= Infinity transmitter =

Surveillance device

An infinity transmitter (also known as a harmonica bug) is a surveillance device used to covertly monitor conversation in a room through a telephone line. Its name derives from the fact that, by using a telephone line as a transmitter, it can work at an infinite distance, unlike other bugging devices that have only a finite signal range. The alternative name 'harmonica bug' refers to the fact that such devices were originally activated using the tone produced by a harmonica.

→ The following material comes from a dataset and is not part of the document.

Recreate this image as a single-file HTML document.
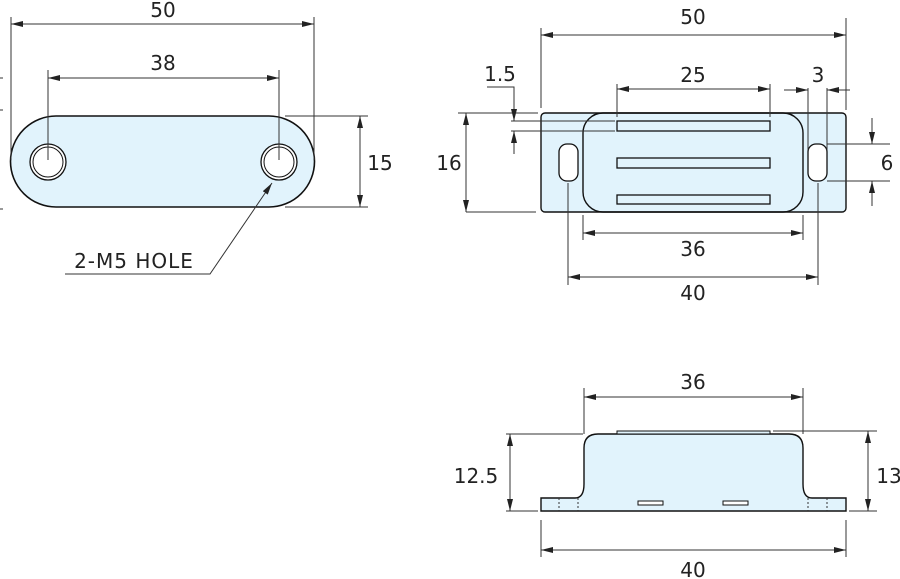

Design of infinity transmitters has varied, according to developments in telephone systems. In some instances, the bug is activated after the target answers and hangs up their phone. In countries where there is a delay between connection and the first ring, the bug can be activated before the target phone rings, so that the infinity transmitter essentially 'answers' the call. In more advanced systems, the transmitter can be placed in a parallel telephone line to prevent the victim's phone line remaining engaged.
As modern telephone lines no longer establish a voice path until the call is answered a variant of this now exists that uses CND, or caller ID.
Usually an unusual sequence of non printing characters is used and thus will not show up on a display device.
Sometimes the caller ID device itself has the bug but it can be nearly anywhere.
In much the same manner a cellphone can be configured for silence on ring and auto answer and hidden, frequently placed inside something that has power available to maintain the battery.
This allows the infinity transmitter to be hidden inside an automobile or other location where a land line is not an option.